Durante a conferência de imprensa, Putin afirmou: “A Rússia estará pronta para reavivar o acordo de cereais e fá-lo-á imediatamente quando todas as disposições nele estabelecidas sobre o levantamento das restrições as exportações agrícolas russas forem cumpridas”.

Crucial para isso é ter o Banco Agrícola Russo (Rosselkhozbank) reconectado ao sistema de pagamentos global SWIFT bem como o desbloqueio de ativos congelados de empresas russas que produzem fertilizantes na Europa, segundo a agência estatal Analou. O que implicaria também a necessidade de levantamento das restrições ao seguro dos navios e ao acesso aos portos atualmente proibidos a embarcações russas.

Ainda assim, Erdogan parecia otimista ao sair das conversações, dizendo aos meios de comunicação que espera uma resolução em breve. “Como Turquia, acreditamos que alcançaremos uma solução que irá satisfazer as expectativas num curto espaço de tempo.”

GUTERRES

Para Doctorow, a bola está do lado da ONU neste momento. “[O Secretário-Geral das Nações Unidas, Antonio] Guterres está aparentemente fazendo o que pode para conseguir um acordo ocidental para restaurar o Banco Agrícola Russo, que gerencia as vendas de cereais, de volta ao SWIFT e também para resolver outras reclamações russas sobre promessas não cumpridas. Veremos em breve nos próximos dias se isso vai funcionar.”

A Rússia também tem denunciado que a parte do leão do fornecimento de grãos ucranianos foi desviada para a Europa rica, enquanto os países em desenvolvimento mais pobres apenas obtiveram uma parte minúscula das exportações alimentares da Ucrânia.

Sobre a paz na Ucrânia, Erdogan disse que ainda está distante. A Turquia, no início da guerra, quase conseguiu intermediar um acordo em Ancara em que, em troca da manutenção da neutralidade, isto é, proibição de ingresso na Otan e reconhecimento das repúblicas do Donbass e da Crimeia russas, a guerra teria acabado em março passado.
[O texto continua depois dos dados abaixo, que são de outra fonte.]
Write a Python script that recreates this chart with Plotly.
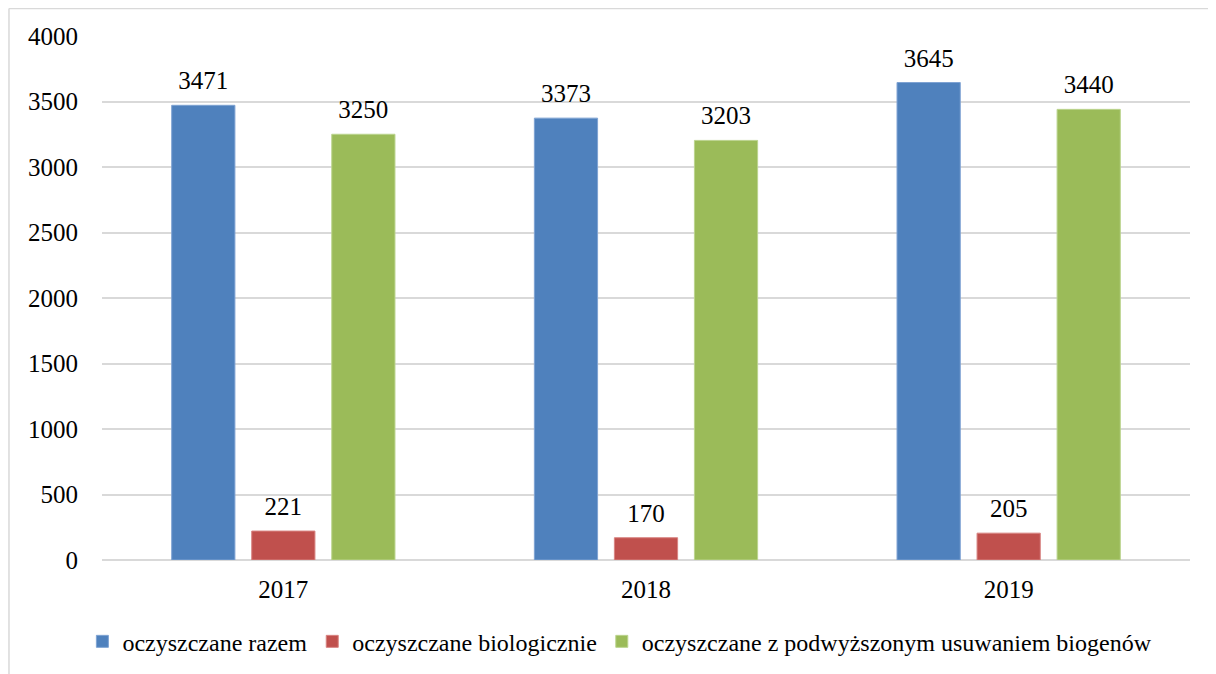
import plotly.graph_objects as go

# data
years = ["2017", "2018", "2019"]
razem = [3471, 3373, 3645]
biologicznie = [221, 170, 205]
biogeny = [3250, 3203, 3440]

series_names = [
    "oczyszczane razem",
    "oczyszczane biologicznie",
    "oczyszczane z podwyższonym usuwaniem biogenów",
]
y_ticks = [0, 500, 1000, 1500, 2000, 2500, 3000, 3500, 4000]

COLORS = ["#4F81BD", "#C0504D", "#9BBB59"]
EDGES = ["#7FA3D3", "#D88482", "#BBD48E"]
FONT = "Liberation Serif"

fig = go.Figure()
for name, vals, col, edge in zip(series_names, [razem, biologicznie, biogeny], COLORS, EDGES):
    fig.add_trace(
        go.Bar(
            x=years,
            y=vals,
            name=name,
            marker=dict(color=col, line=dict(color=edge, width=1)),
        )
    )

# value labels: text-only scatter traces grouped like the bars so they sit above each bar
for name, vals in zip(series_names, [razem, biologicznie, biogeny]):
    fig.add_trace(
        go.Scatter(
            x=years,
            y=vals,
            mode="markers+text",
            text=[str(v) for v in vals],
            textposition="top center",
            textfont=dict(family=FONT, size=25, color="#000000"),
            marker=dict(size=14, color="rgba(0,0,0,0)"),
            showlegend=False,
            hoverinfo="skip",
            cliponaxis=False,
        )
    )

fig.update_layout(
    width=1216,
    height=674,
    paper_bgcolor="white",
    plot_bgcolor="white",
    font=dict(family=FONT, size=25, color="#000000"),
    barmode="group",
    bargap=0.338,
    bargroupgap=0.21,
    scattermode="group",
    scattergap=0.338,
    # page body adds an 8px offset, so margins are shifted to compensate
    margin=dict(l=94, r=34, t=28, b=122, autoexpand=False),
    xaxis=dict(
        showgrid=False,
        showline=False,
        ticks="",
        ticklabelstandoff=12,
        tickfont=dict(family=FONT, size=25),
    ),
    yaxis=dict(
        range=[0, 4000],
        tickvals=y_ticks,
        showgrid=True,
        gridcolor="#D9D9D9",
        gridwidth=1.5,
        zeroline=True,
        zerolinecolor="#D9D9D9",
        zerolinewidth=1.5,
        ticks="",
        ticklabelstandoff=23,
        tickfont=dict(family=FONT, size=25),
    ),
    showlegend=True,
    legend=dict(
        orientation="h",
        x=0.476,
        xanchor="center",
        y=-0.156,
        yanchor="middle",
        font=dict(family=FONT, size=24),
        itemwidth=30,
        tracegroupgap=0,
    ),
    shapes=[
        # outer chart frame (left and top edges only visible)
        dict(type="line", xref="paper", yref="paper", x0=-0.0855, x1=-0.0855, y0=1.0525, y1=-0.3,
             line=dict(color="#D9D9D9", width=1.5)),
        dict(type="line", xref="paper", yref="paper", x0=-0.0855, x1=1.04, y0=1.0525, y1=1.0525,
             line=dict(color="#D9D9D9", width=1.5)),
    ],
)

fig.write_html("out.html")
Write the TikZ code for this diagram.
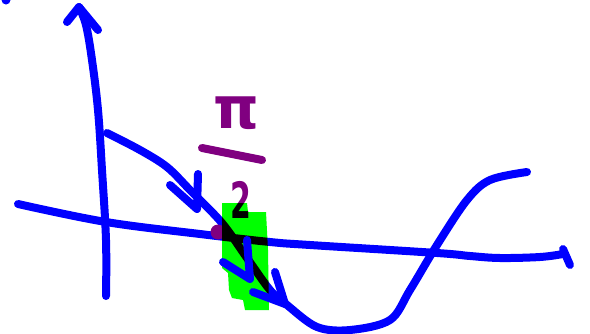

O acordo foi abortado, com a ida do então primeiro-ministro inglês Boris Johnson a Kiev, com a ordem de Washington de recusa da negociação e luta “até o último ucraniano”. Zelensky até mesmo transformou em lei a proibição ditada por Biden de qualquer negociação. Em relação à Síria, Rússia e Turquia reafirmaram os compromissos de paz e soberania como acertado nos encontros de Astana.